For new deployments, navigate to AI Enabler > Model Deployments and click Deploy model. The scaling options are in the Automation and scaling section of the deployment drawer.

For existing models, select your deployment from the list and click the Settings tab. Changes take effect immediately, so you can adjust scaling behavior whenever you need.

All scaling configurations are also available through the Cast AI API. See our API documentation to get started

Autoscaling configuration

📘

Note

Autoscaling is currently available only for vLLM-based model deployments. Ollama model deployments support hibernation and fallback features but not replica-based autoscaling.

Enable autoscaling to automatically adjust the number of running replicas based on demand. Configure minimum and maximum replica counts to define scaling boundaries.

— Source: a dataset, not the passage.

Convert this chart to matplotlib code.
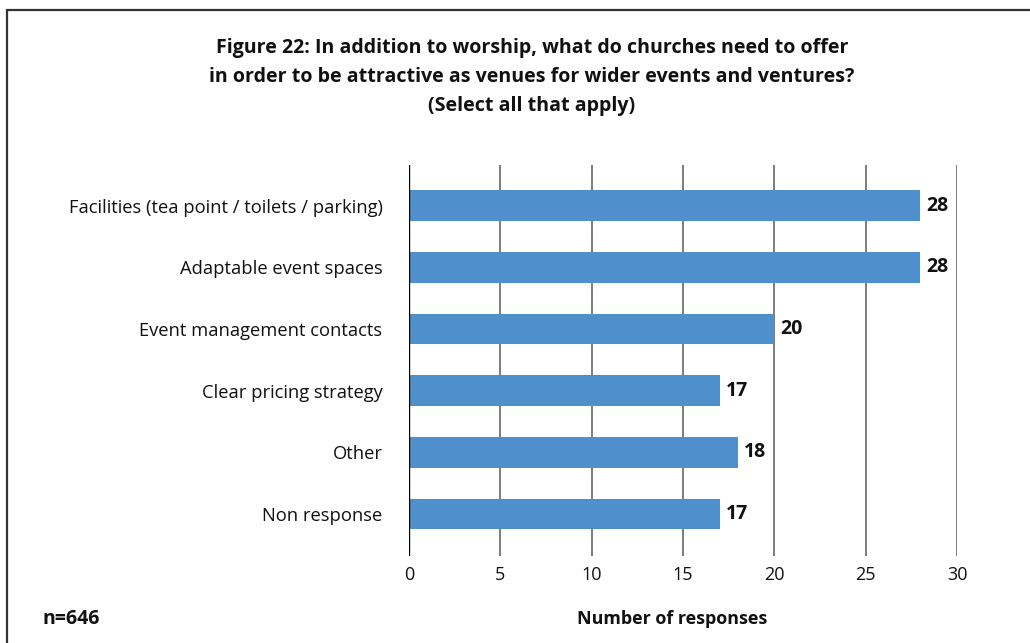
import matplotlib
matplotlib.use("Agg")
import matplotlib.pyplot as plt
from matplotlib.patches import Rectangle

categories = ["Facilities (tea point / toilets / parking)", "Adaptable event spaces",
              "Event management contacts", "Clear pricing strategy", "Other", "Non response"]
values = [28, 28, 20, 17, 18, 17]
xticks = [0, 5, 10, 15, 20, 25, 30]
title = ("Figure 22: In addition to worship, what do churches need to offer\n"
         "in order to be attractive as venues for wider events and ventures?\n"
         "(Select all that apply)")

plt.rcParams['font.family'] = ['Open Sans', 'DejaVu Sans']

W, H = 1030, 643
fig = plt.figure(figsize=(W / 100, H / 100), dpi=100)

# frame border (top and left visible)
fig.patches.append(Rectangle((7 / W, -0.1), 1.2, 1 - 10 / H + 0.1, transform=fig.transFigure,
                             fill=False, edgecolor='#333333', linewidth=1.6))

left, right, top, bottom = 409 / W, 957 / W, 1 - 165 / H, 1 - 556 / H
ax = fig.add_axes([left, bottom, right - left, top - bottom])

ypos = list(range(len(categories)))
ax.barh(ypos, values, height=0.5, color='#4f8fcc', zorder=3)
for y, v in zip(ypos, values):
    ax.annotate(str(v), (v, y), xytext=(4.5, 0), textcoords='offset points',
                va='center', ha='left', fontsize=14, fontweight='bold', color='#111111')

ax.set_xlim(0, 30)
ax.set_ylim(len(categories) - 0.32, -0.66)
ax.set_xticks(xticks)
ax.set_xticklabels([str(t) for t in xticks], fontsize=13, color='#111111')
ax.set_yticks(ypos)
ax.set_yticklabels(categories, fontsize=13.2, color='#111111')
ax.tick_params(length=0, pad=7)
ax.tick_params(axis='y', pad=19)
for s in ax.spines.values():
    s.set_visible(False)
ax.axvline(0, color='black', linewidth=1.0, zorder=4)
for t in xticks[1:]:
    ax.axvline(t, color='#666666', linewidth=1.2, zorder=1)

fig.text(532 / W, 1 - 76.5 / H, title, ha='center', va='center', fontsize=14.1,
         fontweight='bold', linespacing=1.6, color='#111111')
fig.text(42 / W, 1 - 619 / H, "n=646", ha='left', va='center', fontsize=14, fontweight='bold', color='#111111')
fig.text(672 / W, 1 - 619 / H, "Number of responses", ha='center', va='center', fontsize=12.9,
         fontweight='bold', color='#111111')

fig.savefig("out.png", dpi=100, facecolor='white')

Set min replicas for guaranteed minimal availability in production workloads. The max replicas setting prevents runaway scaling and controls maximum resource consumption.

Scaling metrics

Choose the metric that triggers scaling decisions:

Number of requests waiting scales based on request queue depth. The system scales up when requests accumulate and scales down when the queue clears. This works well for variable request patterns and maintains consistent response times.

GPU cache usage scales based on memory utilization, useful for large models.

Automatic model hibernation

Model hibernation automatically scales deployments to zero replicas during inactivity, providing significant cost savings. When enabled, the system monitors request throughput and triggers hibernation when activity falls below configured thresholds.

Configure hibernation thresholds based on your usage patterns. Shorter idle times maximize savings for development environments, while longer thresholds work better for production workloads with less predictable traffic and different SLA requirements.

When a hibernated model receives requests, the system automatically begins wake-up while routing traffic to your configured fallback model. This ensures hibernation doesn't impact service availability.

Resuming from hibernated state

When hibernation thresholds are met, models transition through clean shutdown and resource cleanup. During hibernation, models consume zero GPU resources while maintaining the ability to respond to new requests.

Wake-up begins immediately when hibernated models receive the number of requests you configured to trigger resumption. The system provisions GPU resources and initializes containers while routing current requests to fallback providers.

Wake-up times vary by model size and GPU availability:

  • Smaller models: 2-3 minutes
  • Larger models: 5-10 minutes

Traffic gradually transitions back to self-hosted deployments once fully operational.

Fallback model configuration

SaaS fallback models ensure service continuity when self-hosted models are hibernating, scaling, or otherwise unavailable. Configure external providers to handle requests during these periods.

Fallbacks are restricted to external SaaS providers to prevent routing loops. Select providers with models similar to your self-hosted deployment for capability matching.

The fallback system activates automatically during hibernation, initial deployment, model errors, and maintenance periods.

📘

Note

If you have not yet registered a provider with AI Enabler, this feature will be unavailable until you do so.

Monitoring and observability

Each deployed model provides a detailed event history showing all autoscaling and hibernation activities. Navigate to a specific model and click the Events tab to view a chronological record of what happened.

The events log shows the following:

Autoscaling events record when replicas are increased or decreased, including the trigger that caused the scaling action.

Hibernation events track when models scale to zero replicas due to inactivity and when they resume from the hibernated state. These events show both automatic hibernation triggers and any manual hibernation actions.

Each event record includes a precise timestamp, event type, description of what occurred, and which system component initiated the action. This granular visibility helps you understand model behavior and troubleshoot any scaling issues.